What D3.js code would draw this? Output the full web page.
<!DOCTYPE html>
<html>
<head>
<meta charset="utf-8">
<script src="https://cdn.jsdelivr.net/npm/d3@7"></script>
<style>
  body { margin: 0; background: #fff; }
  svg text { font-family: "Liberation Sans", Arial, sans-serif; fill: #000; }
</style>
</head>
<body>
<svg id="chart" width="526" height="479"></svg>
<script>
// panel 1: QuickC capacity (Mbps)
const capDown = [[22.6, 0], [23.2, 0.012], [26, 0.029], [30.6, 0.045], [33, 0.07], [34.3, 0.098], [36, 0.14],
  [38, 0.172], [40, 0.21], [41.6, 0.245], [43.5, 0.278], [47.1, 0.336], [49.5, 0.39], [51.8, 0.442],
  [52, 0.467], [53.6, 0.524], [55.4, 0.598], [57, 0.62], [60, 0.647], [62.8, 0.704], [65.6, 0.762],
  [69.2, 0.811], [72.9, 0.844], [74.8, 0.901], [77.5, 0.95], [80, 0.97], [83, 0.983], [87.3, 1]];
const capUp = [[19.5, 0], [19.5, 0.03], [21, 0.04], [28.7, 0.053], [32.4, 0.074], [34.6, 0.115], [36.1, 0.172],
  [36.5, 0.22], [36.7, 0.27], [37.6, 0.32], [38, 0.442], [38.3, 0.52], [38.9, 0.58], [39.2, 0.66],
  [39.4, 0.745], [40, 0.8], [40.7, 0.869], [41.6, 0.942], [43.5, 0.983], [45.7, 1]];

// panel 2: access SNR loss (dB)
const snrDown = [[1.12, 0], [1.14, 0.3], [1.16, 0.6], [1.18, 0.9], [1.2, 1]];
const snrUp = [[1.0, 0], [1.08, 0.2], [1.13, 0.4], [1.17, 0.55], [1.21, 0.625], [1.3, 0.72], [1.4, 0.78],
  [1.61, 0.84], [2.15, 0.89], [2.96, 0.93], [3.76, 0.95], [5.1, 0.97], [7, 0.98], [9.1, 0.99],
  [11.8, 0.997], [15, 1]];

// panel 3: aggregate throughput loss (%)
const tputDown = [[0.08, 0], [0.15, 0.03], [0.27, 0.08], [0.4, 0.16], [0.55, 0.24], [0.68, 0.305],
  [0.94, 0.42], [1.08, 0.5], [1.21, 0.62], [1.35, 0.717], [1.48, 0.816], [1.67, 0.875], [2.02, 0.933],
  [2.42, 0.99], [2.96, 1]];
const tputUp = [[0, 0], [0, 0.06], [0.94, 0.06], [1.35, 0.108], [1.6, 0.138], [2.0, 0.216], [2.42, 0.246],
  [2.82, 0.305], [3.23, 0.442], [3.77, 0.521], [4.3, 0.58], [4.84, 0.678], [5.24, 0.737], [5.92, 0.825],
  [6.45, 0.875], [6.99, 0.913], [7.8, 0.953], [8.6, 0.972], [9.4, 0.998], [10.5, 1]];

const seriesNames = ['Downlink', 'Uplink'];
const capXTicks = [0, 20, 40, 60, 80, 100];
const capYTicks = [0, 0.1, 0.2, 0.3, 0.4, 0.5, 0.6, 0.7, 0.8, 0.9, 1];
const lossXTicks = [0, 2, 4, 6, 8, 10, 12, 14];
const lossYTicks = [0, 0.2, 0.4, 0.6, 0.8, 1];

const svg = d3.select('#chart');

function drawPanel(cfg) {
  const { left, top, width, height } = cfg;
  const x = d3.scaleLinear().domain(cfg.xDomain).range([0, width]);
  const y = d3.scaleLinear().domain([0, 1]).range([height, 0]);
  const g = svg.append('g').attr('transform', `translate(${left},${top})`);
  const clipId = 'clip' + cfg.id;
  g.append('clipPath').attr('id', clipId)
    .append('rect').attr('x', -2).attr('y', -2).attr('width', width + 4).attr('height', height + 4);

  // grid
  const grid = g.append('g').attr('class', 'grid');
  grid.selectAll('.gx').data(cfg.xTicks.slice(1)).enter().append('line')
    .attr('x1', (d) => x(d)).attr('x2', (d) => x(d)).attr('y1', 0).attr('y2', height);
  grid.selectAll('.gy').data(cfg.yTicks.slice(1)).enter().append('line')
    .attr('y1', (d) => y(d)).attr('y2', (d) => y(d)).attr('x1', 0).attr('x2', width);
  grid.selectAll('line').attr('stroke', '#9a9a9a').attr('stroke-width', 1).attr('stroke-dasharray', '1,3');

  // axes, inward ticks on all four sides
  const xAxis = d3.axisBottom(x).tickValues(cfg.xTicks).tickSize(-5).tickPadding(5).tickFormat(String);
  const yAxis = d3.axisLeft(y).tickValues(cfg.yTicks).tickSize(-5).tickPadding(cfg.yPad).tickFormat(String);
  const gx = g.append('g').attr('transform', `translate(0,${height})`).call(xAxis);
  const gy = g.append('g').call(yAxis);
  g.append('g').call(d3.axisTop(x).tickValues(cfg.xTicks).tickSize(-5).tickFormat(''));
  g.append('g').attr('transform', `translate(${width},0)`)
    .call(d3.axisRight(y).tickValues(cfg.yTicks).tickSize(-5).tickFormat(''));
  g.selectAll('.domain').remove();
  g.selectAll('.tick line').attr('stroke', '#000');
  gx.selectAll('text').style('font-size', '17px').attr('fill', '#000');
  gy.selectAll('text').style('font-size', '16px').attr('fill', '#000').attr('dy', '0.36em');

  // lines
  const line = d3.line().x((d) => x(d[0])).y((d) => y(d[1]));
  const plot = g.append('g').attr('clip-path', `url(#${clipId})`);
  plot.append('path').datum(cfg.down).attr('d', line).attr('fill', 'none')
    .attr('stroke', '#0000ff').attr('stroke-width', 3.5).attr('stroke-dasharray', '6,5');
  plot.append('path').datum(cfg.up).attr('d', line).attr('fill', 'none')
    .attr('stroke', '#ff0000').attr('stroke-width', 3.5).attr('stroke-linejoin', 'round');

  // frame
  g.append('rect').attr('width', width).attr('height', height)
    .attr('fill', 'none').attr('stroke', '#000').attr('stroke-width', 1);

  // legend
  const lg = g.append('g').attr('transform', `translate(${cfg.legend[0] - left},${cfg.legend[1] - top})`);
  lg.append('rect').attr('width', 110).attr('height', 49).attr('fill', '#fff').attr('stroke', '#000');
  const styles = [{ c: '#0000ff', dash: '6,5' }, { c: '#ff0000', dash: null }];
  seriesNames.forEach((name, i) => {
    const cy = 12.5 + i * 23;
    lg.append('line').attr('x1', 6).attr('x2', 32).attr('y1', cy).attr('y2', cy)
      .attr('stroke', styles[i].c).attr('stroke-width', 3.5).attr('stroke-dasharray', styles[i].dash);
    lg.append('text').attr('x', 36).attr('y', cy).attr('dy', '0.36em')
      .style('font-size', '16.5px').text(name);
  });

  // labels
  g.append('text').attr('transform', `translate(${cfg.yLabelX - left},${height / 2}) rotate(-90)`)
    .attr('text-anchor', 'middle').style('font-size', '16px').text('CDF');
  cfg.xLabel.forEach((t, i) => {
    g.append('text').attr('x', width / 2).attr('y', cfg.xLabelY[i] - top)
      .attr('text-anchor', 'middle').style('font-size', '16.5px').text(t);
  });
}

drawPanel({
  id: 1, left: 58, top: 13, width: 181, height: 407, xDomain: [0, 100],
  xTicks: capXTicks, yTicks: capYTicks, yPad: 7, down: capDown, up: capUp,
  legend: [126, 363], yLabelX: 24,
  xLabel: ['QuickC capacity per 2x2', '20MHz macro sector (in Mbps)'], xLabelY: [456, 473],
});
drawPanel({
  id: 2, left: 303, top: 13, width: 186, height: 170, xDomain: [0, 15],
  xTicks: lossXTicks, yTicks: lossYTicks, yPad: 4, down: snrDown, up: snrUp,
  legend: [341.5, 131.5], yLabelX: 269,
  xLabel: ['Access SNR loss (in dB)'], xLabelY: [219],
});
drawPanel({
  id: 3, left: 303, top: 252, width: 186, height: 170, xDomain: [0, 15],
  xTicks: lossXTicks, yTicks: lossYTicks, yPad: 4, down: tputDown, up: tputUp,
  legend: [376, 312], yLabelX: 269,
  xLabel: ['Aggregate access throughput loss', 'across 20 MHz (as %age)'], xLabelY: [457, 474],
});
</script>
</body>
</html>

Work instructions: Looking at the material above, please copy exactly every line from its first line through the line containing "[11.8, 0.997], [15, 1]];", with both ends included and nothing else.

Response:
What D3.js code would draw this? Output the full web page.
<!DOCTYPE html>
<html>
<head>
<meta charset="utf-8">
<script src="https://cdn.jsdelivr.net/npm/d3@7"></script>
<style>
  body { margin: 0; background: #fff; }
  svg text { font-family: "Liberation Sans", Arial, sans-serif; fill: #000; }
</style>
</head>
<body>
<svg id="chart" width="526" height="479"></svg>
<script>
// panel 1: QuickC capacity (Mbps)
const capDown = [[22.6, 0], [23.2, 0.012], [26, 0.029], [30.6, 0.045], [33, 0.07], [34.3, 0.098], [36, 0.14],
  [38, 0.172], [40, 0.21], [41.6, 0.245], [43.5, 0.278], [47.1, 0.336], [49.5, 0.39], [51.8, 0.442],
  [52, 0.467], [53.6, 0.524], [55.4, 0.598], [57, 0.62], [60, 0.647], [62.8, 0.704], [65.6, 0.762],
  [69.2, 0.811], [72.9, 0.844], [74.8, 0.901], [77.5, 0.95], [80, 0.97], [83, 0.983], [87.3, 1]];
const capUp = [[19.5, 0], [19.5, 0.03], [21, 0.04], [28.7, 0.053], [32.4, 0.074], [34.6, 0.115], [36.1, 0.172],
  [36.5, 0.22], [36.7, 0.27], [37.6, 0.32], [38, 0.442], [38.3, 0.52], [38.9, 0.58], [39.2, 0.66],
  [39.4, 0.745], [40, 0.8], [40.7, 0.869], [41.6, 0.942], [43.5, 0.983], [45.7, 1]];

// panel 2: access SNR loss (dB)
const snrDown = [[1.12, 0], [1.14, 0.3], [1.16, 0.6], [1.18, 0.9], [1.2, 1]];
const snrUp = [[1.0, 0], [1.08, 0.2], [1.13, 0.4], [1.17, 0.55], [1.21, 0.625], [1.3, 0.72], [1.4, 0.78],
  [1.61, 0.84], [2.15, 0.89], [2.96, 0.93], [3.76, 0.95], [5.1, 0.97], [7, 0.98], [9.1, 0.99],
  [11.8, 0.997], [15, 1]];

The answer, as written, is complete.